***** RECORDED DATA
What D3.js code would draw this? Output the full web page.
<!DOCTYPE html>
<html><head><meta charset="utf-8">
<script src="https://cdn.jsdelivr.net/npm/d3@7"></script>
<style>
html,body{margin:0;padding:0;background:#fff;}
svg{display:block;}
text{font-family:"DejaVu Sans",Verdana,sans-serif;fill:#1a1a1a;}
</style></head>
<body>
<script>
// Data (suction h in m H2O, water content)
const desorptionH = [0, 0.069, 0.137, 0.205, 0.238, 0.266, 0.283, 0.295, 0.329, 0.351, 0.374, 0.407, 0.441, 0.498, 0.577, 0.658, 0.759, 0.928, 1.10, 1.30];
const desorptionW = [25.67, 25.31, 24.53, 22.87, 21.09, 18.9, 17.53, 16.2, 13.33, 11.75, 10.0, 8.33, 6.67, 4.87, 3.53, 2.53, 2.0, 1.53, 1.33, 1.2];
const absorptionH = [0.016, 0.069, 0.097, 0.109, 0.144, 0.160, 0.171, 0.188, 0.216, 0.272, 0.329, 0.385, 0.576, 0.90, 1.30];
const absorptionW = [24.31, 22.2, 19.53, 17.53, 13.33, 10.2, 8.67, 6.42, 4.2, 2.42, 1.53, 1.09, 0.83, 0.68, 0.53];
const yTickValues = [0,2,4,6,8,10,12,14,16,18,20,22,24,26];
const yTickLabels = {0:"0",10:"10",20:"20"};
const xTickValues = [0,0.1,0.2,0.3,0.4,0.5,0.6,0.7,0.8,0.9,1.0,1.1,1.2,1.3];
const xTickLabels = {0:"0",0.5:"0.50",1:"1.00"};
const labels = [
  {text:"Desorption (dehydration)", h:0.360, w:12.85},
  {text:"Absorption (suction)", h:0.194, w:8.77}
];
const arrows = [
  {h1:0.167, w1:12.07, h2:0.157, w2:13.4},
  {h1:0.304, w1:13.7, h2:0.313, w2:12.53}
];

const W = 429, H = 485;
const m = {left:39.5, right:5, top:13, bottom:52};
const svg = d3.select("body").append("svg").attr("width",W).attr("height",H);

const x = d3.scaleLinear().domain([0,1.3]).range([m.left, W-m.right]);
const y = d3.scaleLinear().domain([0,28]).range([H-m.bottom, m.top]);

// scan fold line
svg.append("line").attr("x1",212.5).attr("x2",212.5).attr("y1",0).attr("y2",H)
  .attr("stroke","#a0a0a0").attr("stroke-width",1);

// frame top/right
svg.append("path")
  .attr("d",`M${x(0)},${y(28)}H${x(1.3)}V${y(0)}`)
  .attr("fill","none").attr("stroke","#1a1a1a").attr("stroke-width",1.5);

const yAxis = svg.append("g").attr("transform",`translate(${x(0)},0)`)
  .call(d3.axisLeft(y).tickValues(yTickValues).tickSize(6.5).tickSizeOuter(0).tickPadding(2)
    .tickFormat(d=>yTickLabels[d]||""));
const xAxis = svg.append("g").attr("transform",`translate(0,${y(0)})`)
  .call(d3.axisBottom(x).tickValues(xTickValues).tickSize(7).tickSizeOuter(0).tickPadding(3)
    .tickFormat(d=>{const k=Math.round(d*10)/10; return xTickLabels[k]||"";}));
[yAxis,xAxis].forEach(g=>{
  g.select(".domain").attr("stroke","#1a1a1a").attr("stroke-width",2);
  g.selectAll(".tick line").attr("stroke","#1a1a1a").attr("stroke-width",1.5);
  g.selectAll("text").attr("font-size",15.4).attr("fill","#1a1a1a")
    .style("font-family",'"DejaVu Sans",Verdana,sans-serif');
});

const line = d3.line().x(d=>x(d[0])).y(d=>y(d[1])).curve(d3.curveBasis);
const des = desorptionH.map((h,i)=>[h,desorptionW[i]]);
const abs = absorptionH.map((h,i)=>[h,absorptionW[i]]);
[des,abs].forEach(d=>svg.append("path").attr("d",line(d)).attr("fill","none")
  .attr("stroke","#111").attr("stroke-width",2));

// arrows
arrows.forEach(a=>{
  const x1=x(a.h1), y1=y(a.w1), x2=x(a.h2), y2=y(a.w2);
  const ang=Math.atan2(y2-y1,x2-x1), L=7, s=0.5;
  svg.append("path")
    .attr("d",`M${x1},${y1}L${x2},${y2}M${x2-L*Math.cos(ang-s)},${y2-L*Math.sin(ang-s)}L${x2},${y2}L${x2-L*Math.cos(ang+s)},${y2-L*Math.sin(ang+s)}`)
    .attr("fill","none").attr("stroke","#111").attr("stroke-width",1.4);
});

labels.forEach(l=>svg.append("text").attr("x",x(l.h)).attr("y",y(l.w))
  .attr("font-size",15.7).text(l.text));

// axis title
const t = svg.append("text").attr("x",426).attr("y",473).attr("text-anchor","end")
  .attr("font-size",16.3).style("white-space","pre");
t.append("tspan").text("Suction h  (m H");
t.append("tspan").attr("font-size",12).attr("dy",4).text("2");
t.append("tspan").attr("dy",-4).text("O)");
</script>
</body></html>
**********
***** RECORDED DATA
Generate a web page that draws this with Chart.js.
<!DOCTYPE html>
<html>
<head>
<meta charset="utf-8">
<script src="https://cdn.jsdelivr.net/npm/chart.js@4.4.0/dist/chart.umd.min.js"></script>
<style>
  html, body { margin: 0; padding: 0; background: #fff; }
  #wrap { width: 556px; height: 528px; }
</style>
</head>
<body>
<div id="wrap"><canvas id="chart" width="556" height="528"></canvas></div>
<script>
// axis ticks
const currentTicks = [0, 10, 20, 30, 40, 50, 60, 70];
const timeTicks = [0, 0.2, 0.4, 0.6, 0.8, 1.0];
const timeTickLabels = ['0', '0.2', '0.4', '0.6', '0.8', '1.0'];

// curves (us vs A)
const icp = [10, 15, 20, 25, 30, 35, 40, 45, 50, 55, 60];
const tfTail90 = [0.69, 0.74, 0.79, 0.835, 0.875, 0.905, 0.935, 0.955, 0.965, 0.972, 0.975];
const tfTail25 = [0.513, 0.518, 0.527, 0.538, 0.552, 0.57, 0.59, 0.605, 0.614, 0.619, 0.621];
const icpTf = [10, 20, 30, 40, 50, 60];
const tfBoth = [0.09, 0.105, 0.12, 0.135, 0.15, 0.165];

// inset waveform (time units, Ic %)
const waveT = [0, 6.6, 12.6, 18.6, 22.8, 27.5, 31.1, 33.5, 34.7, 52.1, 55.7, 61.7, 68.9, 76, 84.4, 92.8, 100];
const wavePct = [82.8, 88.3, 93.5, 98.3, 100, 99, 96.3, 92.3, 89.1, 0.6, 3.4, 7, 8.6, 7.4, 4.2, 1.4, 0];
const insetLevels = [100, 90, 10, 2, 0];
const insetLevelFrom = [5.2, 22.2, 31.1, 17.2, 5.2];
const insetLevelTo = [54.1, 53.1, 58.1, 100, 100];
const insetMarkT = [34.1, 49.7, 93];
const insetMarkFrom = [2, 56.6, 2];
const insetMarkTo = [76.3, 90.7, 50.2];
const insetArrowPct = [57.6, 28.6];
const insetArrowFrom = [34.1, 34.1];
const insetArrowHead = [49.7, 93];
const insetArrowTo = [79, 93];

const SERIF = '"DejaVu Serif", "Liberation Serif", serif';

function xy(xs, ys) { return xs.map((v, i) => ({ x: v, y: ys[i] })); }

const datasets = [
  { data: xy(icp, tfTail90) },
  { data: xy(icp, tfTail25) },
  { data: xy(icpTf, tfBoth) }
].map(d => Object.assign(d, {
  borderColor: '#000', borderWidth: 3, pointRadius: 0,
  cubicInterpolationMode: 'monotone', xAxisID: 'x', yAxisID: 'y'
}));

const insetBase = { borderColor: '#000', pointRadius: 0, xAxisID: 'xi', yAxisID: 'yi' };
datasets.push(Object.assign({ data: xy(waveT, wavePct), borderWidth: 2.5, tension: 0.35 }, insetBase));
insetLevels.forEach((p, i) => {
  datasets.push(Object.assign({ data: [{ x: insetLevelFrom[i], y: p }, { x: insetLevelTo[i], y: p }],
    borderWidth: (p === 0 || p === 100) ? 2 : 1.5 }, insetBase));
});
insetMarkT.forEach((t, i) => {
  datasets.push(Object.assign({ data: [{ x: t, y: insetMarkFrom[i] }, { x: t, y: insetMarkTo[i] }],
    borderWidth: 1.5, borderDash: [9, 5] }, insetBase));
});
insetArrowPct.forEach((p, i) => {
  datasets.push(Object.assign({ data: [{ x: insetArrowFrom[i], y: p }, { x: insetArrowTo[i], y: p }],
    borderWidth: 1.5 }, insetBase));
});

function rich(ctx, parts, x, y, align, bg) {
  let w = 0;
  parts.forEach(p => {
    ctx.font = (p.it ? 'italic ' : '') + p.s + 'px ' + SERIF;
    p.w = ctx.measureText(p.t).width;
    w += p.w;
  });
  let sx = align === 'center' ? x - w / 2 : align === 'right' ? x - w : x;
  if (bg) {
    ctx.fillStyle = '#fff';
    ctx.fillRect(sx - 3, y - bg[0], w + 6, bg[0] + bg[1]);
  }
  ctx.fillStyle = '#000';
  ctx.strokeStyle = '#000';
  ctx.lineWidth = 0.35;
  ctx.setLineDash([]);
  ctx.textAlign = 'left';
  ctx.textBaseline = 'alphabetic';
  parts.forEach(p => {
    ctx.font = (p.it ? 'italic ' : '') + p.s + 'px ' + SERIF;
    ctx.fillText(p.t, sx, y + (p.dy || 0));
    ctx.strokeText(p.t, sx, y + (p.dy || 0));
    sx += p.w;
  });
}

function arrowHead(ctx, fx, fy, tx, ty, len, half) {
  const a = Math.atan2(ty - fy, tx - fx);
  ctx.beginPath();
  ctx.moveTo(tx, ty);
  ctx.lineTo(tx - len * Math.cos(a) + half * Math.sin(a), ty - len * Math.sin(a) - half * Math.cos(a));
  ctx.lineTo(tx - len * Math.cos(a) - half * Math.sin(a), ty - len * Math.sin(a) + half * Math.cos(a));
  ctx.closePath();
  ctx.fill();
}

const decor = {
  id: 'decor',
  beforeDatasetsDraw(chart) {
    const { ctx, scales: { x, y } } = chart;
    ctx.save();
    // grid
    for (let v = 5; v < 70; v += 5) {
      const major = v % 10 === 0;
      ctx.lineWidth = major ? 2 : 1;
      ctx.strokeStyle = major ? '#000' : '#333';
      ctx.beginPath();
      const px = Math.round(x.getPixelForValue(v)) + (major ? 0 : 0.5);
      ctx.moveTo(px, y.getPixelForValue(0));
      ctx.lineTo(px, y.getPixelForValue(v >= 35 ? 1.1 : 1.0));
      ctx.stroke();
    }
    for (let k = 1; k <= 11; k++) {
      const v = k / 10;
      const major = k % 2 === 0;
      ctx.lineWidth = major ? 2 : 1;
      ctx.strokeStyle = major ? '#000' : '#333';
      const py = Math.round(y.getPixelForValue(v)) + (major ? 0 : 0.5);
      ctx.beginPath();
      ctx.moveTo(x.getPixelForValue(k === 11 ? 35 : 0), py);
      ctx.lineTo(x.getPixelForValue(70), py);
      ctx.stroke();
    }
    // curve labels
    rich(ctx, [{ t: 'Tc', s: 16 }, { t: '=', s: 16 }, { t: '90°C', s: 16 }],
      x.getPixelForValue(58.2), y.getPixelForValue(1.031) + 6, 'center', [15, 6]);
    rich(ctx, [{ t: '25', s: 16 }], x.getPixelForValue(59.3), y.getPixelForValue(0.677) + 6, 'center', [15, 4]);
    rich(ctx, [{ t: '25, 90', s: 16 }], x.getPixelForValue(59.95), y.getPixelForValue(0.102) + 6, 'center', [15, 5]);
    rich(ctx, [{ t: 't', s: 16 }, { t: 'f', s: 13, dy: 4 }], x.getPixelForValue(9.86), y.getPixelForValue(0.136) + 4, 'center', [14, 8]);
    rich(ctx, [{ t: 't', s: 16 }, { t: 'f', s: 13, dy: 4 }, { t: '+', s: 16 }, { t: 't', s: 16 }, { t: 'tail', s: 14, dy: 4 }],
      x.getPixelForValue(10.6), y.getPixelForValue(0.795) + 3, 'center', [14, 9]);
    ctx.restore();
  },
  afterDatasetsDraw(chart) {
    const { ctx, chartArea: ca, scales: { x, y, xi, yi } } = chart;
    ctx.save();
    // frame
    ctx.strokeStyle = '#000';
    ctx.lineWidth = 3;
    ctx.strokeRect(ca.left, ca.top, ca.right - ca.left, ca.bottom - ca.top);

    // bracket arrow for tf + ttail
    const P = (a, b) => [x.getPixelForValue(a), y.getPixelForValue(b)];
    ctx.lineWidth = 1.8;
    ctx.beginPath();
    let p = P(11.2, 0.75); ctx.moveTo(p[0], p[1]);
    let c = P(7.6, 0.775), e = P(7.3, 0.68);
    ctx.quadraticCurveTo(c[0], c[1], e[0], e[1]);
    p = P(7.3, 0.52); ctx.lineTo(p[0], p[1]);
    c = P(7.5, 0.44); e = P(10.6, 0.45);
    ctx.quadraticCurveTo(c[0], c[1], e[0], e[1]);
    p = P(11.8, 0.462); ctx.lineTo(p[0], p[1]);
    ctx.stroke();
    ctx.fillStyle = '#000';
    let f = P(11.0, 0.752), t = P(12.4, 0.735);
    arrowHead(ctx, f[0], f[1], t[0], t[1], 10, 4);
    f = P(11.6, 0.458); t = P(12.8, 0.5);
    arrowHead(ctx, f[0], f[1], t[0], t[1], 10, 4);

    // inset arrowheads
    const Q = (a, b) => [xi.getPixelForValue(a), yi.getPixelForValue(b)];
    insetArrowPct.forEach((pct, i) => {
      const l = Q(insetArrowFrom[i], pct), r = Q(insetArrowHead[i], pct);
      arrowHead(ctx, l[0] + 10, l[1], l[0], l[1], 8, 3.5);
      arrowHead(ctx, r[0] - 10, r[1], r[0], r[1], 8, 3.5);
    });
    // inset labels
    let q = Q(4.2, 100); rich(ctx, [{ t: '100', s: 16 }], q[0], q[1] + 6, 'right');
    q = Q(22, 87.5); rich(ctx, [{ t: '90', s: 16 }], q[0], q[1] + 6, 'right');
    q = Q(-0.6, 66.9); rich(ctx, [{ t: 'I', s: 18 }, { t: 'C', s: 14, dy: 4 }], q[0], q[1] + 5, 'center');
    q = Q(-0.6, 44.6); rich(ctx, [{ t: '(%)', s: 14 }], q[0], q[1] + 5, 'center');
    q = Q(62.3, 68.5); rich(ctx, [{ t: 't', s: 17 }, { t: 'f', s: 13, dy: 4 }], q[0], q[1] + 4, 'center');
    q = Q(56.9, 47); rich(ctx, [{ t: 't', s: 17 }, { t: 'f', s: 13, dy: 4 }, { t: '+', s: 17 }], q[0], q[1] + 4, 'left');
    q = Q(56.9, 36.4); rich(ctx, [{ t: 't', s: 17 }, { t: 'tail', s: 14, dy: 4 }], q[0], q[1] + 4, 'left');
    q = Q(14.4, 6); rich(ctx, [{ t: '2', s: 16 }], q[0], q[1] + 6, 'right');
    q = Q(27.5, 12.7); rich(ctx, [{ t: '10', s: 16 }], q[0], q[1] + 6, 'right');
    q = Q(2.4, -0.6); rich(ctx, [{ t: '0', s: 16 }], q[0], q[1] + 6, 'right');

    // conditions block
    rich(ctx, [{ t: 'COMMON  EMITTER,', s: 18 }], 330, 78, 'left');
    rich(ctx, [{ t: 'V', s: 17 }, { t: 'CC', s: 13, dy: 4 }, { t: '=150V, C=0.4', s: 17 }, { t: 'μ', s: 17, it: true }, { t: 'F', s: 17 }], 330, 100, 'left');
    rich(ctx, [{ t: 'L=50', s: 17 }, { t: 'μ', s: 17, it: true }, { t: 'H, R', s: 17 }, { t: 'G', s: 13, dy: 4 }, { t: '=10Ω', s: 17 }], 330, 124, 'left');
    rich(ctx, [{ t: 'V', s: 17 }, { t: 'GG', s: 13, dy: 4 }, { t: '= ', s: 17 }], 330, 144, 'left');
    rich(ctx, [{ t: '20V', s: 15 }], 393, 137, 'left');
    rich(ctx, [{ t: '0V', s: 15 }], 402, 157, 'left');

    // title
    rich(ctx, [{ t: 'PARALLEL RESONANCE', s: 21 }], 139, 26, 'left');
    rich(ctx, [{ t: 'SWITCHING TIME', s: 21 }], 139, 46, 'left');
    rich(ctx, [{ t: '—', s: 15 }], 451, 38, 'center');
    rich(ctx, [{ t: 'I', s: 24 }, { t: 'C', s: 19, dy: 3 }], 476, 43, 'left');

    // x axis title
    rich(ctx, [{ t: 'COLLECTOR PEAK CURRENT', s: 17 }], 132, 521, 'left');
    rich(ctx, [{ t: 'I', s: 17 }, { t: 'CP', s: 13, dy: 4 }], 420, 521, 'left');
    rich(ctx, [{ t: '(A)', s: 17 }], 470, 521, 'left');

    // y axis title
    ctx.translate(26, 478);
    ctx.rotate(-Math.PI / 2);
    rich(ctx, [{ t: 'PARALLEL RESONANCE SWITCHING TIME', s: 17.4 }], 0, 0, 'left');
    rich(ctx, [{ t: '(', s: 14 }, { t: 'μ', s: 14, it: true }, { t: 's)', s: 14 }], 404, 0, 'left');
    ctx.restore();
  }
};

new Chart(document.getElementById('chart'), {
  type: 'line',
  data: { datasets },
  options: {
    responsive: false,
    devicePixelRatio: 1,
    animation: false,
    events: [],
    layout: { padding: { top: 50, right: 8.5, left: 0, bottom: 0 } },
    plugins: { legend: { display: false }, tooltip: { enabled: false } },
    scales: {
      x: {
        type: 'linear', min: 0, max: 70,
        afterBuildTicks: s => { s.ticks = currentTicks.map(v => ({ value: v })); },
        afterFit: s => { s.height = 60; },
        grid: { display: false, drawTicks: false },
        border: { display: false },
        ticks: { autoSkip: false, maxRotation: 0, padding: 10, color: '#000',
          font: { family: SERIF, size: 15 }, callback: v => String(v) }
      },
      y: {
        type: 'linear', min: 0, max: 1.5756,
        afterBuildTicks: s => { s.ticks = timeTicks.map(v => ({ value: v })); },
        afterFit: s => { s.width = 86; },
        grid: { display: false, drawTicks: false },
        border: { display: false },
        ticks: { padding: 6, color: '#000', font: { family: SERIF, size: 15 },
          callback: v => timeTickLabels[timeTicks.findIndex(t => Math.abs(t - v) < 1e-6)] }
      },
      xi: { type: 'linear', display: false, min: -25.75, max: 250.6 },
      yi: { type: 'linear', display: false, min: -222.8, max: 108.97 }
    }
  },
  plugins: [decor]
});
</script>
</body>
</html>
**********
* **EXERCISE DETAILS**: Filter the records down to the lines that contain the string "page", and copy those lines.

* **RESULT**:
What D3.js code would draw this? Output the full web page.
Generate a web page that draws this with Chart.js.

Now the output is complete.